— Problem to solve —
Copy out the listing that follows, exactly, without its pictures.

--- start of Supplied material ---

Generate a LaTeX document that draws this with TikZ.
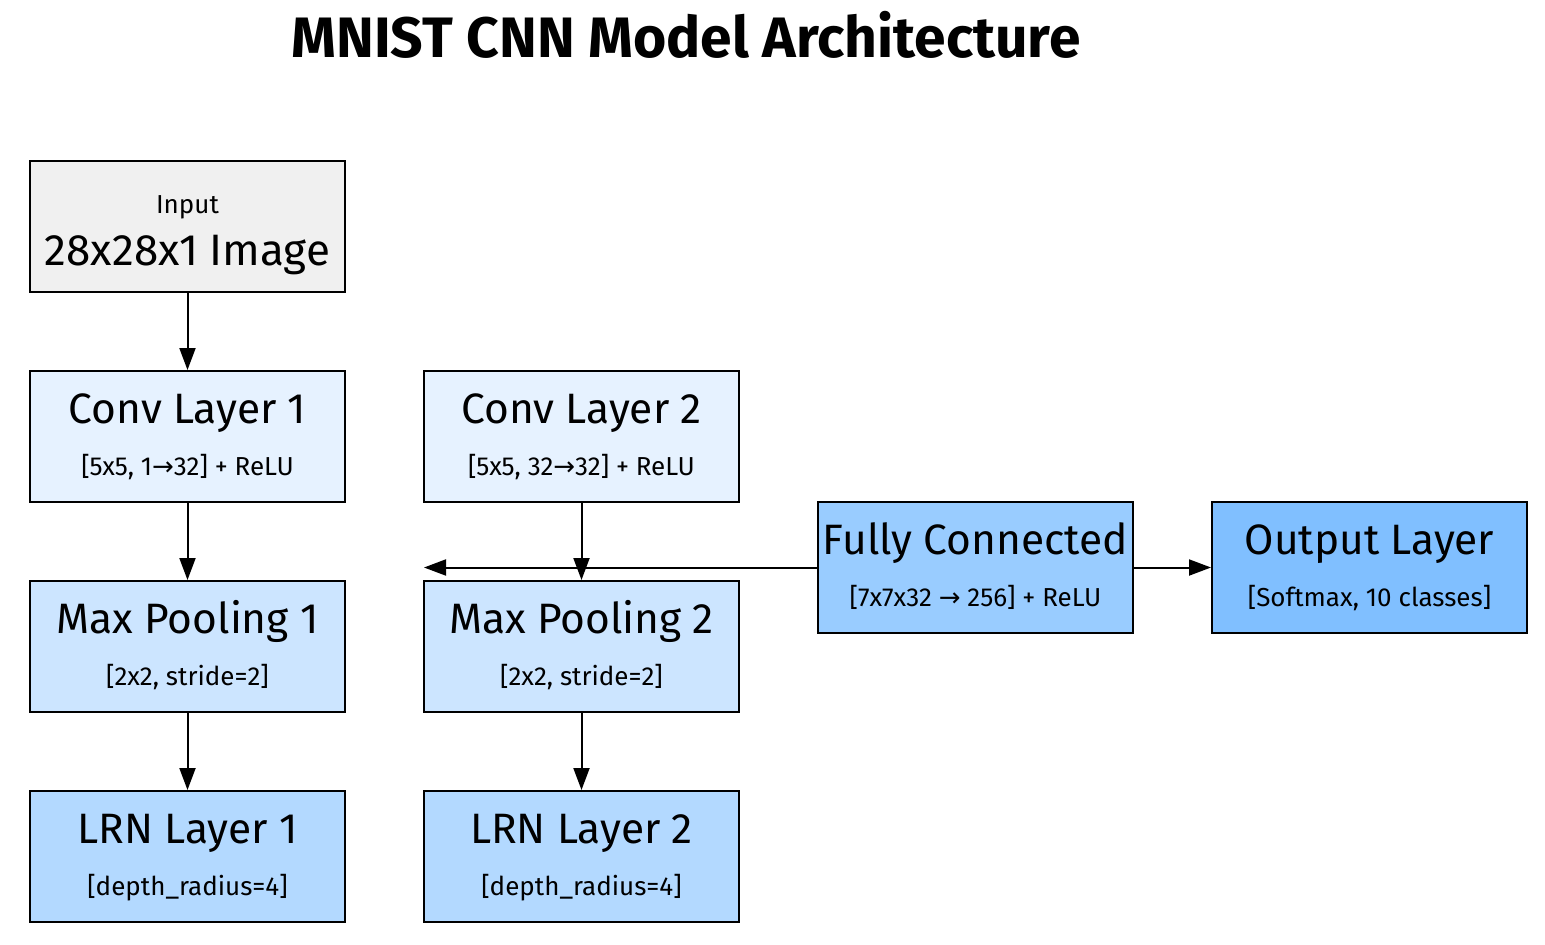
\documentclass[tikz,border=0pt]{standalone}
\usepackage{fontspec}
\setmainfont{Fira Sans}
\newfontfamily\arrfont{DejaVu Sans}
\usetikzlibrary{arrows.meta}
\definecolor{cinput}{HTML}{F0F0F0}
\definecolor{cconv}{HTML}{E6F2FF}
\definecolor{cpool}{HTML}{CCE5FF}
\definecolor{clrn}{HTML}{B3D9FF}
\definecolor{cfc}{HTML}{99CCFF}
\definecolor{cout}{HTML}{80BFFF}
\newcommand{\ar}{{\arrfont\char"2192}}
\tikzset{
  layerbox/.style={draw=black, line width=2pt, minimum width=315pt, minimum height=131pt, inner sep=0pt},
  bigtxt/.style={anchor=base, inner sep=0pt, font=\fontsize{42.5}{44}\selectfont},
  smalltxt/.style={anchor=base, inner sep=0pt, font=\fontsize{26}{28}\selectfont},
  conn/.style={line width=2pt, -{Triangle[length=22pt,width=16pt]}},
}
\begin{document}
\begin{tikzpicture}[x=1pt,y=-1pt]
\useasboundingbox (0,0) rectangle (1545,945);
\node[anchor=base, font=\fontsize{57}{60}\selectfont\bfseries] (title) at (686,57) {MNIST CNN Model Architecture};
% boxes
\node[layerbox, fill=cinput] (input) at (187.5,226.5) {};
\node[layerbox, fill=cconv] (conv1) at (187.5,436.5) {};
\node[layerbox, fill=cpool] (pool1) at (187.5,646.5) {};
\node[layerbox, fill=clrn] (lrn1) at (187.5,856.5) {};
\node[layerbox, fill=cconv] (conv2) at (581.5,436.5) {};
\node[layerbox, fill=cpool] (pool2) at (581.5,646.5) {};
\node[layerbox, fill=clrn] (lrn2) at (581.5,856.5) {};
\node[layerbox, fill=cfc] (fc) at (975.5,567.5) {};
\node[layerbox, fill=cout] (out) at (1369.5,567.5) {};
% texts
\node[smalltxt] (tinput1) at (187.5,213) {Input};
\node[bigtxt, font=\fontsize{44}{46}\selectfont] (tinput2) at (187.5,265) {28x28x1 Image};
\node[bigtxt] (tconv1a) at (187.5,423) {Conv Layer 1};
\node[smalltxt] (tconv1b) at (187.5,475) {[5x5, 1\ar32] + ReLU};
\node[bigtxt] (tpool1a) at (187.5,633) {Max Pooling 1};
\node[smalltxt] (tpool1b) at (187.5,685) {[2x2, stride=2]};
\node[bigtxt] (tlrn1a) at (187.5,843) {LRN Layer 1};
\node[smalltxt] (tlrn1b) at (187.5,895) {[depth\_radius=4]};
\node[bigtxt] (tconv2a) at (581.5,423) {Conv Layer 2};
\node[smalltxt] (tconv2b) at (581.5,475) {[5x5, 32\ar32] + ReLU};
\node[bigtxt] (tpool2a) at (581.5,633) {Max Pooling 2};
\node[smalltxt] (tpool2b) at (581.5,685) {[2x2, stride=2]};
\node[bigtxt] (tlrn2a) at (581.5,843) {LRN Layer 2};
\node[smalltxt] (tlrn2b) at (581.5,895) {[depth\_radius=4]};
\node[bigtxt] (tfca) at (975.5,554) {Fully Connected};
\node[smalltxt] (tfcb) at (975.5,606) {[7x7x32 \ar{} 256] + ReLU};
\node[bigtxt] (touta) at (1369.5,554) {Output Layer};
\node[smalltxt] (toutb) at (1369.5,606) {[Softmax, 10 classes]};
% connectors
\coordinate (fcend) at (424,567.5);
\draw[conn] (input) -- (conv1);
\draw[conn] (conv1) -- (pool1);
\draw[conn] (pool1) -- (lrn1);
\draw[conn] (conv2) -- (pool2);
\draw[conn] (pool2) -- (lrn2);
\draw[conn] (fc) -- (out);
\draw[conn] (fc) -- (fcend);
\end{tikzpicture}
\end{document}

--- end of Supplied material ---

— Exercise solution —
Generate a LaTeX document that draws this with TikZ.
\documentclass[tikz,border=0pt]{standalone}
\usepackage{fontspec}
\setmainfont{Fira Sans}
\newfontfamily\arrfont{DejaVu Sans}
\usetikzlibrary{arrows.meta}
\definecolor{cinput}{HTML}{F0F0F0}
\definecolor{cconv}{HTML}{E6F2FF}
\definecolor{cpool}{HTML}{CCE5FF}
\definecolor{clrn}{HTML}{B3D9FF}
\definecolor{cfc}{HTML}{99CCFF}
\definecolor{cout}{HTML}{80BFFF}
\newcommand{\ar}{{\arrfont\char"2192}}
\tikzset{
  layerbox/.style={draw=black, line width=2pt, minimum width=315pt, minimum height=131pt, inner sep=0pt},
  bigtxt/.style={anchor=base, inner sep=0pt, font=\fontsize{42.5}{44}\selectfont},
  smalltxt/.style={anchor=base, inner sep=0pt, font=\fontsize{26}{28}\selectfont},
  conn/.style={line width=2pt, -{Triangle[length=22pt,width=16pt]}},
}
\begin{document}
\begin{tikzpicture}[x=1pt,y=-1pt]
\useasboundingbox (0,0) rectangle (1545,945);
\node[anchor=base, font=\fontsize{57}{60}\selectfont\bfseries] (title) at (686,57) {MNIST CNN Model Architecture};
% boxes
\node[layerbox, fill=cinput] (input) at (187.5,226.5) {};
\node[layerbox, fill=cconv] (conv1) at (187.5,436.5) {};
\node[layerbox, fill=cpool] (pool1) at (187.5,646.5) {};
\node[layerbox, fill=clrn] (lrn1) at (187.5,856.5) {};
\node[layerbox, fill=cconv] (conv2) at (581.5,436.5) {};
\node[layerbox, fill=cpool] (pool2) at (581.5,646.5) {};
\node[layerbox, fill=clrn] (lrn2) at (581.5,856.5) {};
\node[layerbox, fill=cfc] (fc) at (975.5,567.5) {};
\node[layerbox, fill=cout] (out) at (1369.5,567.5) {};
% texts
\node[smalltxt] (tinput1) at (187.5,213) {Input};
\node[bigtxt, font=\fontsize{44}{46}\selectfont] (tinput2) at (187.5,265) {28x28x1 Image};
\node[bigtxt] (tconv1a) at (187.5,423) {Conv Layer 1};
\node[smalltxt] (tconv1b) at (187.5,475) {[5x5, 1\ar32] + ReLU};
\node[bigtxt] (tpool1a) at (187.5,633) {Max Pooling 1};
\node[smalltxt] (tpool1b) at (187.5,685) {[2x2, stride=2]};
\node[bigtxt] (tlrn1a) at (187.5,843) {LRN Layer 1};
\node[smalltxt] (tlrn1b) at (187.5,895) {[depth\_radius=4]};
\node[bigtxt] (tconv2a) at (581.5,423) {Conv Layer 2};
\node[smalltxt] (tconv2b) at (581.5,475) {[5x5, 32\ar32] + ReLU};
\node[bigtxt] (tpool2a) at (581.5,633) {Max Pooling 2};
\node[smalltxt] (tpool2b) at (581.5,685) {[2x2, stride=2]};
\node[bigtxt] (tlrn2a) at (581.5,843) {LRN Layer 2};
\node[smalltxt] (tlrn2b) at (581.5,895) {[depth\_radius=4]};
\node[bigtxt] (tfca) at (975.5,554) {Fully Connected};
\node[smalltxt] (tfcb) at (975.5,606) {[7x7x32 \ar{} 256] + ReLU};
\node[bigtxt] (touta) at (1369.5,554) {Output Layer};
\node[smalltxt] (toutb) at (1369.5,606) {[Softmax, 10 classes]};
% connectors
\coordinate (fcend) at (424,567.5);
\draw[conn] (input) -- (conv1);
\draw[conn] (conv1) -- (pool1);
\draw[conn] (pool1) -- (lrn1);
\draw[conn] (conv2) -- (pool2);
\draw[conn] (pool2) -- (lrn2);
\draw[conn] (fc) -- (out);
\draw[conn] (fc) -- (fcend);
\end{tikzpicture}
\end{document}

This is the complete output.